● **Problem requirements**: Restate each line word for word. Leave out every picture.

● **Data segment**:
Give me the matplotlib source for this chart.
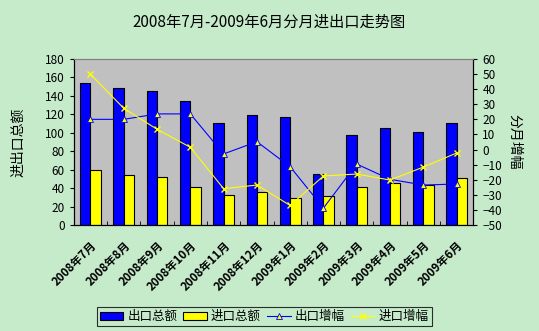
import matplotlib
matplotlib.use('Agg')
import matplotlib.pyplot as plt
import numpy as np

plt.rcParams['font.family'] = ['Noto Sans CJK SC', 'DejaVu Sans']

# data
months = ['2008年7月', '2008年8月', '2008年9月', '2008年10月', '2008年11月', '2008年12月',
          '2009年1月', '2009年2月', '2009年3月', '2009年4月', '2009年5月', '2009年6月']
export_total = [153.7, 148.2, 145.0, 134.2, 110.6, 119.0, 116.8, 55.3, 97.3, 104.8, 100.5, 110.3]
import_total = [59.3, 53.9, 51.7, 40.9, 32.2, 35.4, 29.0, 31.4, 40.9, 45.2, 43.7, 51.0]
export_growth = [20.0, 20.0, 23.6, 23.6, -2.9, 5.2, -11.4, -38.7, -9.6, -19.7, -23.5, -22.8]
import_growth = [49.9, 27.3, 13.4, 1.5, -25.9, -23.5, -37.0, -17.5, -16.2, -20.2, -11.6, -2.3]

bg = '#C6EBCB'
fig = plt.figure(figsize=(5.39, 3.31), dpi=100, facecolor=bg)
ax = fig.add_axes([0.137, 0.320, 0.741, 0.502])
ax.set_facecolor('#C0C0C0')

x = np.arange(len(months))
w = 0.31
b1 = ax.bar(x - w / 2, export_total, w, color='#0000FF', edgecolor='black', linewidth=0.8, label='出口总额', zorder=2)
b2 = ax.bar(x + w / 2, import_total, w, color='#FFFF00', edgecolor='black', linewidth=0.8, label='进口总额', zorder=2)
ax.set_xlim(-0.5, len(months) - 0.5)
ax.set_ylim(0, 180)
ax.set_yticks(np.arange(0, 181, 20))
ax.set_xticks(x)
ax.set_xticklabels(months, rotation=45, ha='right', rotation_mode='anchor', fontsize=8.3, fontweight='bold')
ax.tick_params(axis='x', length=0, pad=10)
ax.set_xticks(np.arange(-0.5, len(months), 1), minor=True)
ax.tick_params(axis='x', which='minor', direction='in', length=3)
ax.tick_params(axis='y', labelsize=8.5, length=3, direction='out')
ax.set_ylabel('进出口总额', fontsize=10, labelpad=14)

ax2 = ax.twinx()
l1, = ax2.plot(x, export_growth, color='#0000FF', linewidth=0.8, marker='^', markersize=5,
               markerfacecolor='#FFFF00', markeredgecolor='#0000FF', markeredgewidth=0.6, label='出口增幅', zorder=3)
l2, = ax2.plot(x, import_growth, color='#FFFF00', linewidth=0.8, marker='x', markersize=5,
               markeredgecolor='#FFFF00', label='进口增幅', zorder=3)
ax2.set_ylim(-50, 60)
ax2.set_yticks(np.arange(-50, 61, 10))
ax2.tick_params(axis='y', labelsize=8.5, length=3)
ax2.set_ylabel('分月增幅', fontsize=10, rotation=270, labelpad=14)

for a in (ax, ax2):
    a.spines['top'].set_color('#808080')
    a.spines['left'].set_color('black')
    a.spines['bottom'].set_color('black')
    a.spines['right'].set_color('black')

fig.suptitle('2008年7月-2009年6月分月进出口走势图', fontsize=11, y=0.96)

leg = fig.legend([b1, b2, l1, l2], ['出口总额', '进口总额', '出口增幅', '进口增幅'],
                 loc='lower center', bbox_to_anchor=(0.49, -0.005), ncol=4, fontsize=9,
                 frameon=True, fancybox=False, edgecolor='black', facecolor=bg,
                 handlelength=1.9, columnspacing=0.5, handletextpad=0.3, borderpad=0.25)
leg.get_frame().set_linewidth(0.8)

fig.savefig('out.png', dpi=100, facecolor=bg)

● **Answer to the problem**:
Give me the matplotlib source for this chart.
import matplotlib
matplotlib.use('Agg')
import matplotlib.pyplot as plt
import numpy as np

plt.rcParams['font.family'] = ['Noto Sans CJK SC', 'DejaVu Sans']

# data
months = ['2008年7月', '2008年8月', '2008年9月', '2008年10月', '2008年11月', '2008年12月',
          '2009年1月', '2009年2月', '2009年3月', '2009年4月', '2009年5月', '2009年6月']
export_total = [153.7, 148.2, 145.0, 134.2, 110.6, 119.0, 116.8, 55.3, 97.3, 104.8, 100.5, 110.3]
import_total = [59.3, 53.9, 51.7, 40.9, 32.2, 35.4, 29.0, 31.4, 40.9, 45.2, 43.7, 51.0]
export_growth = [20.0, 20.0, 23.6, 23.6, -2.9, 5.2, -11.4, -38.7, -9.6, -19.7, -23.5, -22.8]
import_growth = [49.9, 27.3, 13.4, 1.5, -25.9, -23.5, -37.0, -17.5, -16.2, -20.2, -11.6, -2.3]

bg = '#C6EBCB'
fig = plt.figure(figsize=(5.39, 3.31), dpi=100, facecolor=bg)
ax = fig.add_axes([0.137, 0.320, 0.741, 0.502])
ax.set_facecolor('#C0C0C0')

x = np.arange(len(months))
w = 0.31
b1 = ax.bar(x - w / 2, export_total, w, color='#0000FF', edgecolor='black', linewidth=0.8, label='出口总额', zorder=2)
b2 = ax.bar(x + w / 2, import_total, w, color='#FFFF00', edgecolor='black', linewidth=0.8, label='进口总额', zorder=2)
ax.set_xlim(-0.5, len(months) - 0.5)
ax.set_ylim(0, 180)
ax.set_yticks(np.arange(0, 181, 20))
ax.set_xticks(x)
ax.set_xticklabels(months, rotation=45, ha='right', rotation_mode='anchor', fontsize=8.3, fontweight='bold')
ax.tick_params(axis='x', length=0, pad=10)
ax.set_xticks(np.arange(-0.5, len(months), 1), minor=True)
ax.tick_params(axis='x', which='minor', direction='in', length=3)
ax.tick_params(axis='y', labelsize=8.5, length=3, direction='out')
ax.set_ylabel('进出口总额', fontsize=10, labelpad=14)

ax2 = ax.twinx()
l1, = ax2.plot(x, export_growth, color='#0000FF', linewidth=0.8, marker='^', markersize=5,
               markerfacecolor='#FFFF00', markeredgecolor='#0000FF', markeredgewidth=0.6, label='出口增幅', zorder=3)
l2, = ax2.plot(x, import_growth, color='#FFFF00', linewidth=0.8, marker='x', markersize=5,
               markeredgecolor='#FFFF00', label='进口增幅', zorder=3)
ax2.set_ylim(-50, 60)
ax2.set_yticks(np.arange(-50, 61, 10))
ax2.tick_params(axis='y', labelsize=8.5, length=3)
ax2.set_ylabel('分月增幅', fontsize=10, rotation=270, labelpad=14)

for a in (ax, ax2):
    a.spines['top'].set_color('#808080')
    a.spines['left'].set_color('black')
    a.spines['bottom'].set_color('black')
    a.spines['right'].set_color('black')

fig.suptitle('2008年7月-2009年6月分月进出口走势图', fontsize=11, y=0.96)

leg = fig.legend([b1, b2, l1, l2], ['出口总额', '进口总额', '出口增幅', '进口增幅'],
                 loc='lower center', bbox_to_anchor=(0.49, -0.005), ncol=4, fontsize=9,
                 frameon=True, fancybox=False, edgecolor='black', facecolor=bg,
                 handlelength=1.9, columnspacing=0.5, handletextpad=0.3, borderpad=0.25)
leg.get_frame().set_linewidth(0.8)

fig.savefig('out.png', dpi=100, facecolor=bg)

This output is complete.